*WORK TO BE COMPLETED*. Copy the lines of the data below exactly, starting at the first and stopping after the line that contains "0.5, 0.31, 0.0];"; include no pictures.

*DATA LINES*.
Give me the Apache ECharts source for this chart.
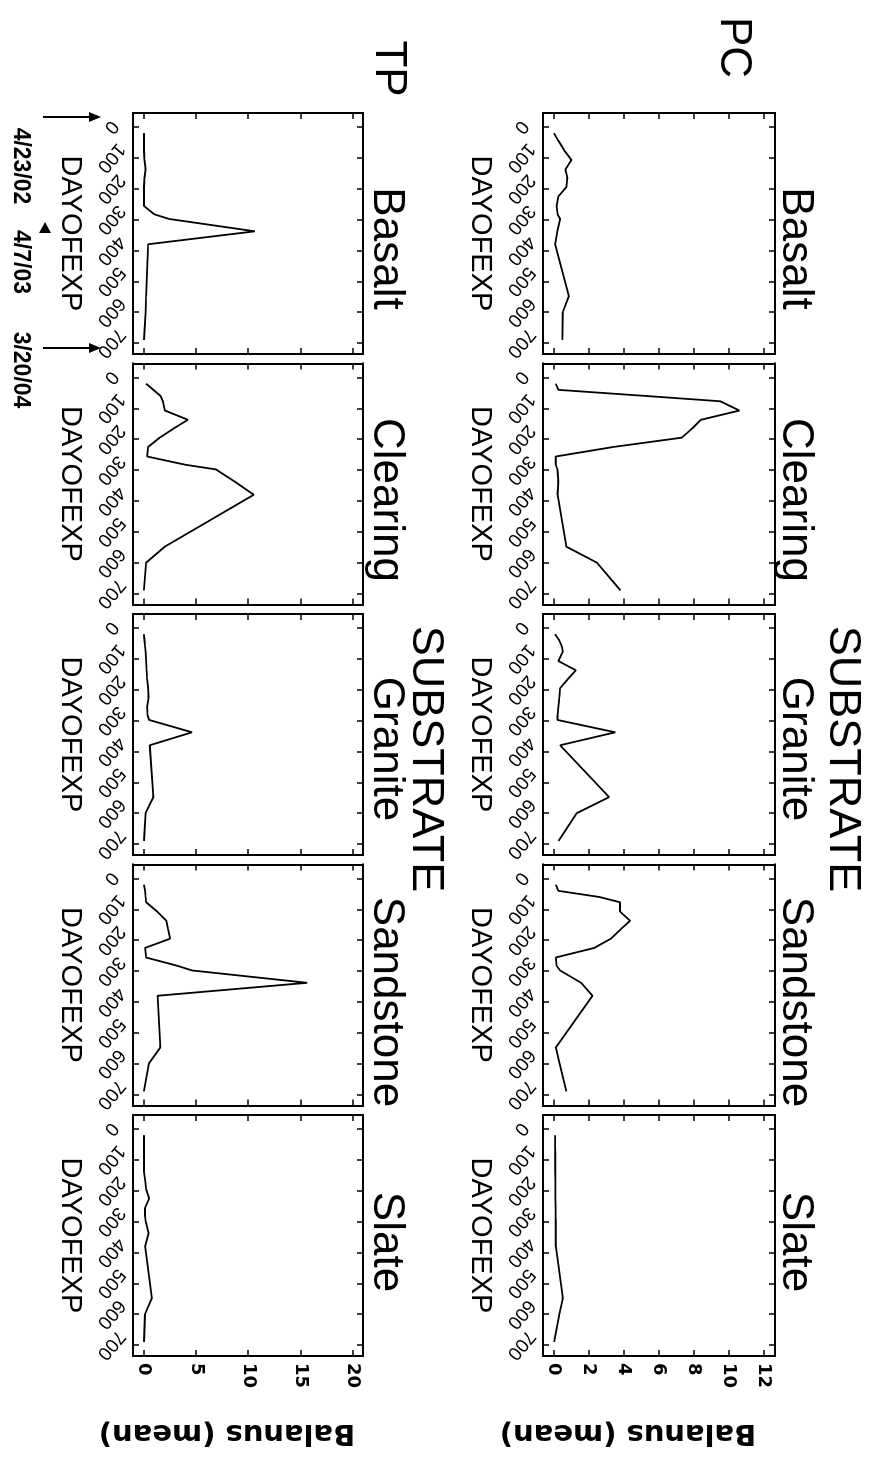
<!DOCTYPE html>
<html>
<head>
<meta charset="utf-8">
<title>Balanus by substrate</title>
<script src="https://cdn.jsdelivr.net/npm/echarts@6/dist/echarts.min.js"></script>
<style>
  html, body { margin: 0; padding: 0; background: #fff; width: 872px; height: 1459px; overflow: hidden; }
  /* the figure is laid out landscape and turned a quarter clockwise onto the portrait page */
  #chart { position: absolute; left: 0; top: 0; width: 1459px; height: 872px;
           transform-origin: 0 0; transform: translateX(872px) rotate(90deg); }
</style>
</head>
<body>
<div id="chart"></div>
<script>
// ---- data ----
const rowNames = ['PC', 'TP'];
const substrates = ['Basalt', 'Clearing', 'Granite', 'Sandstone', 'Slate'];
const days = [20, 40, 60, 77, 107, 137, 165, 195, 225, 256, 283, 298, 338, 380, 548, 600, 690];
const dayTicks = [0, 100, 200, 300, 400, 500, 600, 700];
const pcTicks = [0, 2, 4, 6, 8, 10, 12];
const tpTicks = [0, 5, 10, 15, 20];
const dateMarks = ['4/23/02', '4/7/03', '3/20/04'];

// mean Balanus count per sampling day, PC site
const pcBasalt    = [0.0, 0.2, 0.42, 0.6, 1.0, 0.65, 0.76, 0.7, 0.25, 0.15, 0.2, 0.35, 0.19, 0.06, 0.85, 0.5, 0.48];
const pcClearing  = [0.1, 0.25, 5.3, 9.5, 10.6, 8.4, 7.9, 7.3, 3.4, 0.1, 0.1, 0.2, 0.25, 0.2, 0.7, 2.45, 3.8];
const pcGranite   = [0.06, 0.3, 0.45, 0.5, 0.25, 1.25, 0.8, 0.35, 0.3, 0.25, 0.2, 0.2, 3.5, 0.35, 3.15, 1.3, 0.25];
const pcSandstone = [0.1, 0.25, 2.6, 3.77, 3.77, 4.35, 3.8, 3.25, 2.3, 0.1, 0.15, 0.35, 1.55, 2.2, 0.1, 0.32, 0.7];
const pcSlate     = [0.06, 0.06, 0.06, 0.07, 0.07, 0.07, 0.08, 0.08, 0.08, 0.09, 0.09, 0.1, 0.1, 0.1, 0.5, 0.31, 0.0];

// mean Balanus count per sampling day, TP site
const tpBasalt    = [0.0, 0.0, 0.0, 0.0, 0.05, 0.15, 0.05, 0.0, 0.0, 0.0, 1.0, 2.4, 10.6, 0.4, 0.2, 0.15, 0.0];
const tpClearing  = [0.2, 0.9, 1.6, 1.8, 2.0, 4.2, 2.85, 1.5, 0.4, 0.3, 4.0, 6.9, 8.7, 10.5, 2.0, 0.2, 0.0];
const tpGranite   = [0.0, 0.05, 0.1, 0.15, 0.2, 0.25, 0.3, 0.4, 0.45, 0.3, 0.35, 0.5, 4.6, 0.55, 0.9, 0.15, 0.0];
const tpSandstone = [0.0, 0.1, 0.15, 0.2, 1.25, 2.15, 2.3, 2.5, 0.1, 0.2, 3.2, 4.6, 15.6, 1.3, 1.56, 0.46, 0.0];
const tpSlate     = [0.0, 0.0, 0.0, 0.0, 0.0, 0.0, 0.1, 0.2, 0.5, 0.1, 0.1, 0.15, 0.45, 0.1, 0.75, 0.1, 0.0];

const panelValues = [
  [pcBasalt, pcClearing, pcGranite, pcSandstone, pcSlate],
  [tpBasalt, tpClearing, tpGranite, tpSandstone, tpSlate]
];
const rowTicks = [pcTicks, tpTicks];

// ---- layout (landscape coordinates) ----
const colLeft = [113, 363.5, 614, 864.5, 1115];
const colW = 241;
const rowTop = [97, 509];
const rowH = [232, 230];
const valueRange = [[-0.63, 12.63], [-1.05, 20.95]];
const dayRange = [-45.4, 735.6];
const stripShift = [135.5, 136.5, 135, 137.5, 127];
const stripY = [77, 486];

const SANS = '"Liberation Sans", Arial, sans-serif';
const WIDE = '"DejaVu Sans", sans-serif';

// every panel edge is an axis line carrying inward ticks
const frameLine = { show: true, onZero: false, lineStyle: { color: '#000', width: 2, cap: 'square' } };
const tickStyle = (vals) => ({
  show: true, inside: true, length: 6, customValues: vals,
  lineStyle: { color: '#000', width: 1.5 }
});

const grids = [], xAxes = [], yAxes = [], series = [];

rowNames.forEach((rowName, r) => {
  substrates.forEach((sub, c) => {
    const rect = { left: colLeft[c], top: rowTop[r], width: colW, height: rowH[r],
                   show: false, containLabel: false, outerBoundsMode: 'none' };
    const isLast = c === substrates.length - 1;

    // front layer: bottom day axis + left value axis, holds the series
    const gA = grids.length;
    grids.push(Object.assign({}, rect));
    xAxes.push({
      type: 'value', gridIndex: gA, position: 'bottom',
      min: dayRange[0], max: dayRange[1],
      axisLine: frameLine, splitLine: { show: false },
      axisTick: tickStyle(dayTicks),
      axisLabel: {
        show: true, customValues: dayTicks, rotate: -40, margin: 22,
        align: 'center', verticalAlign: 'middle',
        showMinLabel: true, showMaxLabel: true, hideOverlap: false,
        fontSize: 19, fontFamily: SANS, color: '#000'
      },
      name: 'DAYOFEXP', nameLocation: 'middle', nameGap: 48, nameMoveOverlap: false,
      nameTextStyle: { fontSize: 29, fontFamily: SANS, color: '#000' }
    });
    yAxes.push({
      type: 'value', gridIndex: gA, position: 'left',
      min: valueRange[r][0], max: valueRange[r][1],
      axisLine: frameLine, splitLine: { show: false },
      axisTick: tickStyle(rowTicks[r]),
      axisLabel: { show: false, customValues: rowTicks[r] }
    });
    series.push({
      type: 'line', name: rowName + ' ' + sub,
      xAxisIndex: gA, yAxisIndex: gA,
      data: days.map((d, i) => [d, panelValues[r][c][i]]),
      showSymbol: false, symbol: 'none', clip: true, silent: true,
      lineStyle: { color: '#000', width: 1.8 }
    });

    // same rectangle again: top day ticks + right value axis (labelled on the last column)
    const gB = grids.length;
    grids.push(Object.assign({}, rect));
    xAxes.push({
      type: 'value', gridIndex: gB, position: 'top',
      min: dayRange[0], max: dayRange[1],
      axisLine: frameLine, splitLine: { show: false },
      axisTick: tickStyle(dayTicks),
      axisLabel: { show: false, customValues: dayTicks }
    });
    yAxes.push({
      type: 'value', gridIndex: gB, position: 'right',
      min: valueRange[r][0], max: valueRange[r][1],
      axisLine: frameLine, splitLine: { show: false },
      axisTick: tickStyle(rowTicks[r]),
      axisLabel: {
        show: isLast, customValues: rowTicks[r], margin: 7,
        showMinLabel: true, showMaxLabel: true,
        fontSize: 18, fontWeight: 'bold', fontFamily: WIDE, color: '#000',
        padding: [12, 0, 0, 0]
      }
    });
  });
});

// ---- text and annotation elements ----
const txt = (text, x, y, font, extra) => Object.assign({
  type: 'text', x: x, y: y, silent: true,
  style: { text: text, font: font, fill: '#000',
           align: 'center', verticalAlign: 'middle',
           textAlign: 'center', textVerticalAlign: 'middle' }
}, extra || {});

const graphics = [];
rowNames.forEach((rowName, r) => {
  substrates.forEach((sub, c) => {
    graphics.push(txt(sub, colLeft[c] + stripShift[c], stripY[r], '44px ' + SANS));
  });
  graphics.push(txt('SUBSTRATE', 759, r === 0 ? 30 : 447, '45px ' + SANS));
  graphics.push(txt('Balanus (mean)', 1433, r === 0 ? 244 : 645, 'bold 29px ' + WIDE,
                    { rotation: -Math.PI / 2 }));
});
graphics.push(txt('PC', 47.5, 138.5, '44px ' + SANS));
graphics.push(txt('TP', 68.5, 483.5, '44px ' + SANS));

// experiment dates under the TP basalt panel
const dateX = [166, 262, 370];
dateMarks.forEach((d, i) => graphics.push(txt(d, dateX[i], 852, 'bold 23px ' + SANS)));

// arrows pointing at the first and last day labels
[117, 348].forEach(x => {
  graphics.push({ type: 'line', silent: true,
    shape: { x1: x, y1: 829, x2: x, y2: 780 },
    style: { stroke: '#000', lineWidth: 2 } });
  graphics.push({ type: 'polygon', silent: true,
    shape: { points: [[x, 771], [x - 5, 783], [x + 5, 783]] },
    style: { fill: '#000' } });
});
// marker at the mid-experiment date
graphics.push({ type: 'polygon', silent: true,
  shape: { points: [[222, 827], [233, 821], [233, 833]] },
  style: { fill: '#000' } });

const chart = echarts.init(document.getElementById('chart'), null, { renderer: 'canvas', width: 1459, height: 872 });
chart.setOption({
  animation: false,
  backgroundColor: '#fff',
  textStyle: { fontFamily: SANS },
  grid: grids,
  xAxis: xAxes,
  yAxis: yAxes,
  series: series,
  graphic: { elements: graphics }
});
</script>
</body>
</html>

*SOLUTION BELOW*.
Give me the Apache ECharts source for this chart.
<!DOCTYPE html>
<html>
<head>
<meta charset="utf-8">
<title>Balanus by substrate</title>
<script src="https://cdn.jsdelivr.net/npm/echarts@6/dist/echarts.min.js"></script>
<style>
  html, body { margin: 0; padding: 0; background: #fff; width: 872px; height: 1459px; overflow: hidden; }
  /* the figure is laid out landscape and turned a quarter clockwise onto the portrait page */
  #chart { position: absolute; left: 0; top: 0; width: 1459px; height: 872px;
           transform-origin: 0 0; transform: translateX(872px) rotate(90deg); }
</style>
</head>
<body>
<div id="chart"></div>
<script>
// ---- data ----
const rowNames = ['PC', 'TP'];
const substrates = ['Basalt', 'Clearing', 'Granite', 'Sandstone', 'Slate'];
const days = [20, 40, 60, 77, 107, 137, 165, 195, 225, 256, 283, 298, 338, 380, 548, 600, 690];
const dayTicks = [0, 100, 200, 300, 400, 500, 600, 700];
const pcTicks = [0, 2, 4, 6, 8, 10, 12];
const tpTicks = [0, 5, 10, 15, 20];
const dateMarks = ['4/23/02', '4/7/03', '3/20/04'];

// mean Balanus count per sampling day, PC site
const pcBasalt    = [0.0, 0.2, 0.42, 0.6, 1.0, 0.65, 0.76, 0.7, 0.25, 0.15, 0.2, 0.35, 0.19, 0.06, 0.85, 0.5, 0.48];
const pcClearing  = [0.1, 0.25, 5.3, 9.5, 10.6, 8.4, 7.9, 7.3, 3.4, 0.1, 0.1, 0.2, 0.25, 0.2, 0.7, 2.45, 3.8];
const pcGranite   = [0.06, 0.3, 0.45, 0.5, 0.25, 1.25, 0.8, 0.35, 0.3, 0.25, 0.2, 0.2, 3.5, 0.35, 3.15, 1.3, 0.25];
const pcSandstone = [0.1, 0.25, 2.6, 3.77, 3.77, 4.35, 3.8, 3.25, 2.3, 0.1, 0.15, 0.35, 1.55, 2.2, 0.1, 0.32, 0.7];
const pcSlate     = [0.06, 0.06, 0.06, 0.07, 0.07, 0.07, 0.08, 0.08, 0.08, 0.09, 0.09, 0.1, 0.1, 0.1, 0.5, 0.31, 0.0];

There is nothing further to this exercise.